Problem = Copy every line of the listing that holds the string "this".

Records shown =
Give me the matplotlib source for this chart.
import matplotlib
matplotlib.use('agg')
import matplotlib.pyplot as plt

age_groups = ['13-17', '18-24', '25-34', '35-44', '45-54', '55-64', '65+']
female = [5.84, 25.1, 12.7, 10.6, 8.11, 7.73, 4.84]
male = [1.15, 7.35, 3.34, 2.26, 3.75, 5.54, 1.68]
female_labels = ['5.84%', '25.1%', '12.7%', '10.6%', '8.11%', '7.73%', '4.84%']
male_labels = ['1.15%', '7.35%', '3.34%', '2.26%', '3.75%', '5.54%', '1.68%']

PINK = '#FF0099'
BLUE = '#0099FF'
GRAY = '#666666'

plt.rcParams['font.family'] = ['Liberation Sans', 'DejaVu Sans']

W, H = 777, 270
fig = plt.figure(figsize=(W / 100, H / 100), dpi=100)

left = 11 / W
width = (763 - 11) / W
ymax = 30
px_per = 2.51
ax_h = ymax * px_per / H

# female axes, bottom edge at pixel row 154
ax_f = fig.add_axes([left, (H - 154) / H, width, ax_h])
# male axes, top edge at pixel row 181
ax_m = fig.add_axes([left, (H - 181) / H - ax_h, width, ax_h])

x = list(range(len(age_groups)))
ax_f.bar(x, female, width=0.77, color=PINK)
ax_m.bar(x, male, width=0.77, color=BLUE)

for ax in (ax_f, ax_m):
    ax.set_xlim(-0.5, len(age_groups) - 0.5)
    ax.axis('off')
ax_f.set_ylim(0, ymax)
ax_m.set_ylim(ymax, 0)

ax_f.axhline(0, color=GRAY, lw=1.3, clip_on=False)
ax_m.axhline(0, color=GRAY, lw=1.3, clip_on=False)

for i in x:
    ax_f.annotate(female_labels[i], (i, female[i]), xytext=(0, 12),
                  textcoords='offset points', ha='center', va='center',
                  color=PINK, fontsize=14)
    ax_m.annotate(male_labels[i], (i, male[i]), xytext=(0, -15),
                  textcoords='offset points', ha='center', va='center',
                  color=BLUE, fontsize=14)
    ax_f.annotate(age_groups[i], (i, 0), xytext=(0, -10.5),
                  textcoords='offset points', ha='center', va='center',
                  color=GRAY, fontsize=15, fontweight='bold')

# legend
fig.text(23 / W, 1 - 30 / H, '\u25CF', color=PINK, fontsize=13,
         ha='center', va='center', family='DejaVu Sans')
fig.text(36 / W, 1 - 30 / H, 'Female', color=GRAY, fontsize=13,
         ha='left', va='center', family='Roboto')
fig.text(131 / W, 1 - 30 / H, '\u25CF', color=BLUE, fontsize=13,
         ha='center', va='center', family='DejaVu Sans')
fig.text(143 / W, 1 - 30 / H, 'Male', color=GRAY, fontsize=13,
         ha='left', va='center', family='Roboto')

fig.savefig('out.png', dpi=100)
...
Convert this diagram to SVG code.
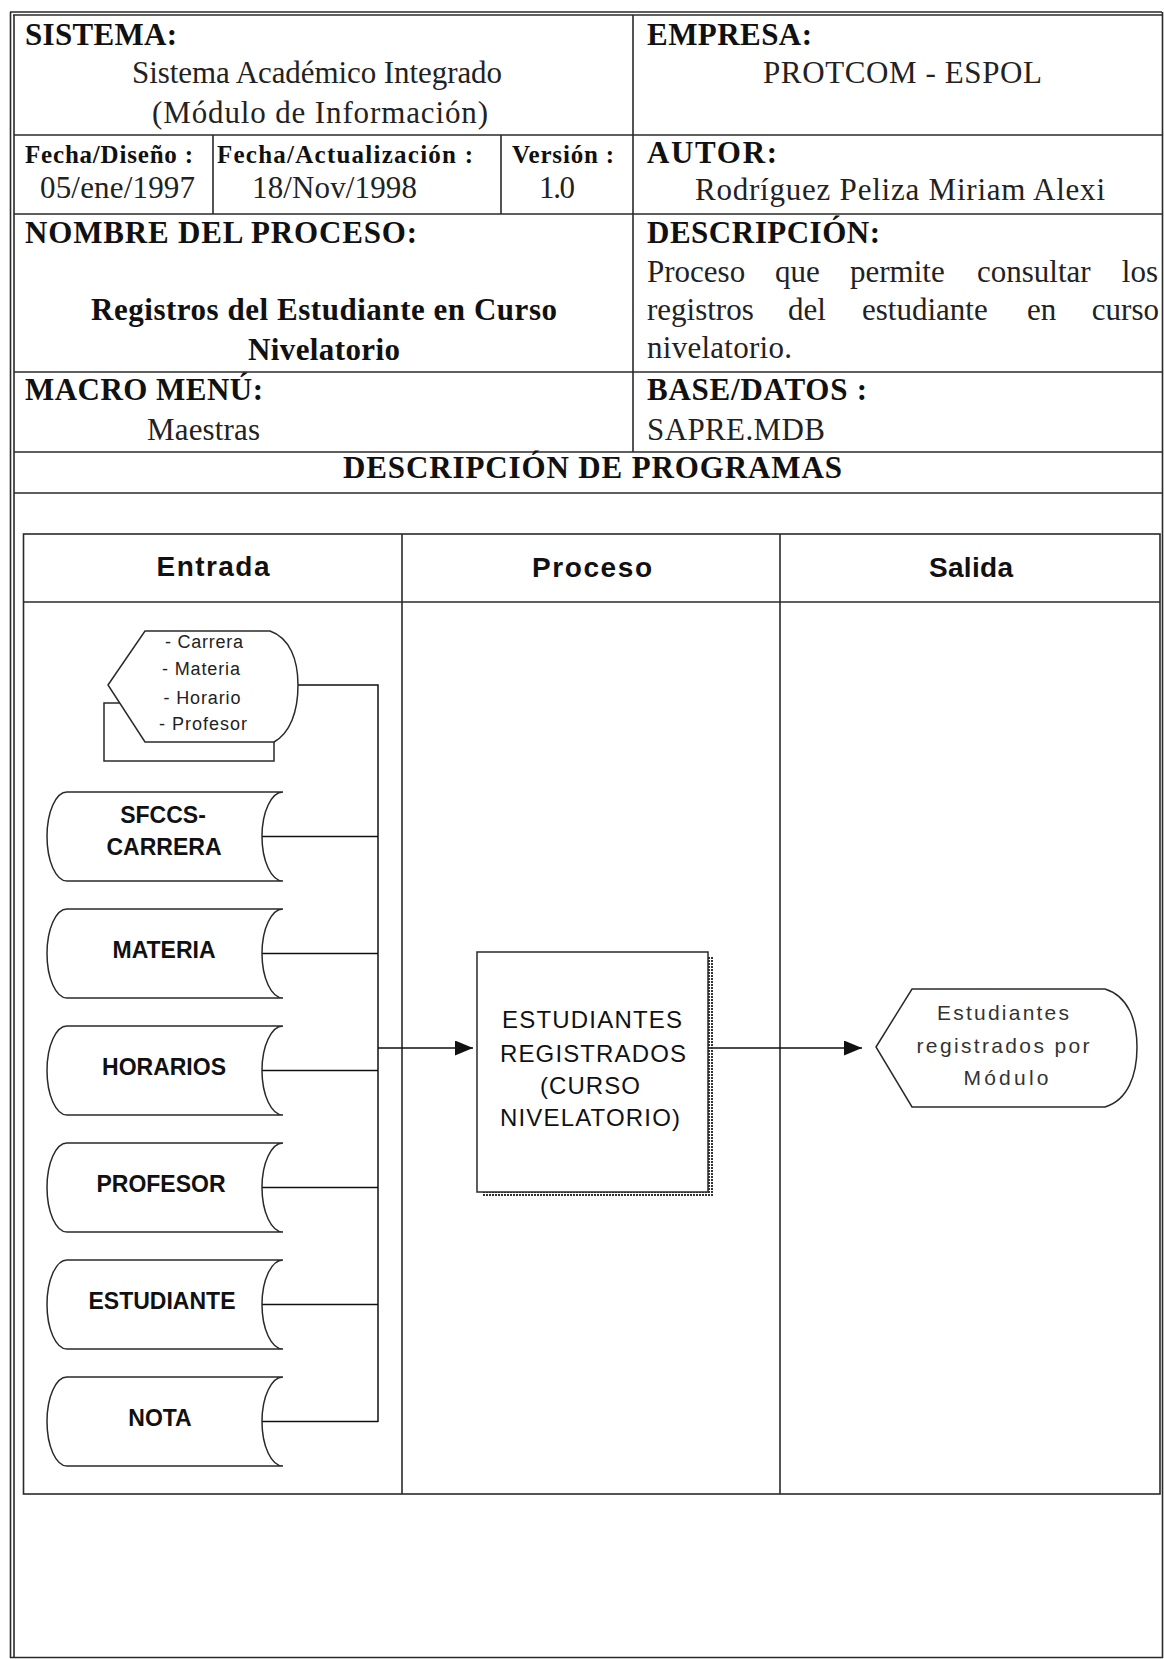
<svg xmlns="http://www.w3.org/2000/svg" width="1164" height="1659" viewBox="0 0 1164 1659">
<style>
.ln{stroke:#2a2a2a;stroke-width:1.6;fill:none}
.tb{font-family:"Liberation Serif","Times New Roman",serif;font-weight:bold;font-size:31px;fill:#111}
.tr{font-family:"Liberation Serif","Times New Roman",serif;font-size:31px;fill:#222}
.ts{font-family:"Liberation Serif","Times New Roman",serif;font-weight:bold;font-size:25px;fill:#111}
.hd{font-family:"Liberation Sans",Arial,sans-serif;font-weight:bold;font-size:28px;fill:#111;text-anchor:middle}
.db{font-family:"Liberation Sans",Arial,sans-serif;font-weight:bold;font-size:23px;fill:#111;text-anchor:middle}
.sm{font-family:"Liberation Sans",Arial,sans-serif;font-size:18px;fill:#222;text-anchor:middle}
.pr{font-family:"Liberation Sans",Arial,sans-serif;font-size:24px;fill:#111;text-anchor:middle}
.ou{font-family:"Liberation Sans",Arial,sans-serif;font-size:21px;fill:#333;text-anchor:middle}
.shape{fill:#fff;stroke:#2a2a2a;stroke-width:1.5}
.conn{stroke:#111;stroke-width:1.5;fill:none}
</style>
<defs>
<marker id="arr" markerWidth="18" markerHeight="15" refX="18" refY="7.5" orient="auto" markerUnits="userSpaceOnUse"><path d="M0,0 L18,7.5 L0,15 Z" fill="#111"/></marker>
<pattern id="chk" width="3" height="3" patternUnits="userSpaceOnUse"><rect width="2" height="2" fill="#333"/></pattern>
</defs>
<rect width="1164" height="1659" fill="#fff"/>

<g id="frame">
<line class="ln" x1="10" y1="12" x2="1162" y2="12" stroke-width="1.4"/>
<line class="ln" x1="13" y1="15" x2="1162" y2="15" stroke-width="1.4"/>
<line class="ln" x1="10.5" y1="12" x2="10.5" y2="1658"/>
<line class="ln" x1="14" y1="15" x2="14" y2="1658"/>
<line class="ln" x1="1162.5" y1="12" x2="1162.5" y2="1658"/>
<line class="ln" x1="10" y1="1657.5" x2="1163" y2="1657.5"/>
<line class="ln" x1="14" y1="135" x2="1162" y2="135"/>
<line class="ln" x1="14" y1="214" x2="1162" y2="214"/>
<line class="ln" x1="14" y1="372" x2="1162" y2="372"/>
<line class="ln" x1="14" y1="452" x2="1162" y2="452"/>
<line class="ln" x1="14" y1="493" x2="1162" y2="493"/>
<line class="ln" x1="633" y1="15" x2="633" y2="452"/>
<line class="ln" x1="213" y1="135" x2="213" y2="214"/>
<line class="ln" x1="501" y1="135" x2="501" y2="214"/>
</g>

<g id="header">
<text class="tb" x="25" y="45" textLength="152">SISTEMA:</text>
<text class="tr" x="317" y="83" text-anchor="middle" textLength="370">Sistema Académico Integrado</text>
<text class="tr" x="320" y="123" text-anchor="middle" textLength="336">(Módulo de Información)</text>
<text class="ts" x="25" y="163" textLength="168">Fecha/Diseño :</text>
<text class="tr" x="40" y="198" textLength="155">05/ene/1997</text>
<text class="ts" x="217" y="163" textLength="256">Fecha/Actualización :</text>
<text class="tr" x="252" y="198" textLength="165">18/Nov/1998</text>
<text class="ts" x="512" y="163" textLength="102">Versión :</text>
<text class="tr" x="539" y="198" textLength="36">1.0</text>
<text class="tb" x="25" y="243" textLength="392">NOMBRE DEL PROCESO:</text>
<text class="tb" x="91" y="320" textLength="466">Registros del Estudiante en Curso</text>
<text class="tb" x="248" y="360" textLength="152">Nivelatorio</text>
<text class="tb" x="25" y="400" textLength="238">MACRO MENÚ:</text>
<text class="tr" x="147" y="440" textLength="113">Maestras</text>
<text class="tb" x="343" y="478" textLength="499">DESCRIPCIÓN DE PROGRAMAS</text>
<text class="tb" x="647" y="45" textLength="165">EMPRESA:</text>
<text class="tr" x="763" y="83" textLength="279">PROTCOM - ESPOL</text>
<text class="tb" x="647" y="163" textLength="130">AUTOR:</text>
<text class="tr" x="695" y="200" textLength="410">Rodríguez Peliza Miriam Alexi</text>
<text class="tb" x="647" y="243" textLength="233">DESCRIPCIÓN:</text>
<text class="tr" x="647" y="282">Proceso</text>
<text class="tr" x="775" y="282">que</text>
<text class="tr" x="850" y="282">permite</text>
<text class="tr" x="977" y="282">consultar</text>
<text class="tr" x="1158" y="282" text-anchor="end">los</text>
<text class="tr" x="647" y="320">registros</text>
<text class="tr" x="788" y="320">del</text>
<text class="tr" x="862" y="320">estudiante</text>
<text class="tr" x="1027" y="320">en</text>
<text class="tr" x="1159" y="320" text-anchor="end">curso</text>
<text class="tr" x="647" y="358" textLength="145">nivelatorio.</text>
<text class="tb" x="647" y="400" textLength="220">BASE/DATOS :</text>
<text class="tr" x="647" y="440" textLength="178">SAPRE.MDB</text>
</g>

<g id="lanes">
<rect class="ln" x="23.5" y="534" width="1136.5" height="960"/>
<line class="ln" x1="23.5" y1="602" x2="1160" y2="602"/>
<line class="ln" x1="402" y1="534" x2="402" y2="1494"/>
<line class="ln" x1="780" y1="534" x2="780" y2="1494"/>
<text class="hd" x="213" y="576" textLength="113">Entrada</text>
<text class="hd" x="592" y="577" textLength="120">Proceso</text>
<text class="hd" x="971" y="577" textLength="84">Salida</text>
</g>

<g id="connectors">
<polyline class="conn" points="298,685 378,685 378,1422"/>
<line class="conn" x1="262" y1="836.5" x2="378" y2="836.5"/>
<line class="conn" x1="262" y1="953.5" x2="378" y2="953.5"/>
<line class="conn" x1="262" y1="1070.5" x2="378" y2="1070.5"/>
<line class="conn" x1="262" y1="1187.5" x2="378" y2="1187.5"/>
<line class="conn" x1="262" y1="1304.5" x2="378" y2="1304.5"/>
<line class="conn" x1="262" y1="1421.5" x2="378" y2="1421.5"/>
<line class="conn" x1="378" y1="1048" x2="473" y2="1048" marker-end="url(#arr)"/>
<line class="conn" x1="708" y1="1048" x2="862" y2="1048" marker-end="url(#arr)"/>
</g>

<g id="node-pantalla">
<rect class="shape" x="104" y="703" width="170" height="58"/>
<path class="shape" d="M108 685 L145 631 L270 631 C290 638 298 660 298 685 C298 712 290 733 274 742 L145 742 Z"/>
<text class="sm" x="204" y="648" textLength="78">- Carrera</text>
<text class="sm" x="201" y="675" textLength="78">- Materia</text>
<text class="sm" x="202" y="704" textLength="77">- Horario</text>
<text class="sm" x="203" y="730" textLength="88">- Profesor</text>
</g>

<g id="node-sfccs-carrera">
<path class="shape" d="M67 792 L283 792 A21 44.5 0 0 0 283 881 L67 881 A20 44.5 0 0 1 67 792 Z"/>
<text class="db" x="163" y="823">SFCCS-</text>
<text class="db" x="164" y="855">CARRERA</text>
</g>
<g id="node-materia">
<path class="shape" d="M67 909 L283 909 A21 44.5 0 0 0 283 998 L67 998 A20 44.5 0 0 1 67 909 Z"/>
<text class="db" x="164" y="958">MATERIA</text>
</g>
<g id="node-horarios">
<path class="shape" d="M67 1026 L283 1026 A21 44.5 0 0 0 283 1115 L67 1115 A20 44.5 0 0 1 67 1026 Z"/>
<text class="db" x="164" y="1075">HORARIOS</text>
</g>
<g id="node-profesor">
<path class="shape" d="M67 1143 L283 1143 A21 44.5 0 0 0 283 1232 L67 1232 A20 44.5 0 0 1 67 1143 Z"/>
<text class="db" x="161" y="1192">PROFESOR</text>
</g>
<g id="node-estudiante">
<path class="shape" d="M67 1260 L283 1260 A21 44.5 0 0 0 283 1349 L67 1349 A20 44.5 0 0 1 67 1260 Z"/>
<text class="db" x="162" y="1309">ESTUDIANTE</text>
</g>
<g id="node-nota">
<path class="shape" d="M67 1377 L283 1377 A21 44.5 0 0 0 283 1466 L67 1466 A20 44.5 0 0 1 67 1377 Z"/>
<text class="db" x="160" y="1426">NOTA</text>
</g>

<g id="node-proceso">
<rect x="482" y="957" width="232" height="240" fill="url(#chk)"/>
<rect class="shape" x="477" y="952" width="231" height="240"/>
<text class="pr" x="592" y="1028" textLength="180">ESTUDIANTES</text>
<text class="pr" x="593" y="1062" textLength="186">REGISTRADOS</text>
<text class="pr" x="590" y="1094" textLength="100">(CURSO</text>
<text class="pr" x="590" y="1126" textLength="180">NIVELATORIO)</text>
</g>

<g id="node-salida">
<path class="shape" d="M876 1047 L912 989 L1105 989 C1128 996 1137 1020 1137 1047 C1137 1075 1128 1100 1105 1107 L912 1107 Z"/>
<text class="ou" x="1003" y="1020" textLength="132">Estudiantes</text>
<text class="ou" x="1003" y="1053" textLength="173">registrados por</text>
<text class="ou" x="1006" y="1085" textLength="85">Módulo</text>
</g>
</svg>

Response =
Give me the matplotlib source for this chart.
Convert this diagram to SVG code.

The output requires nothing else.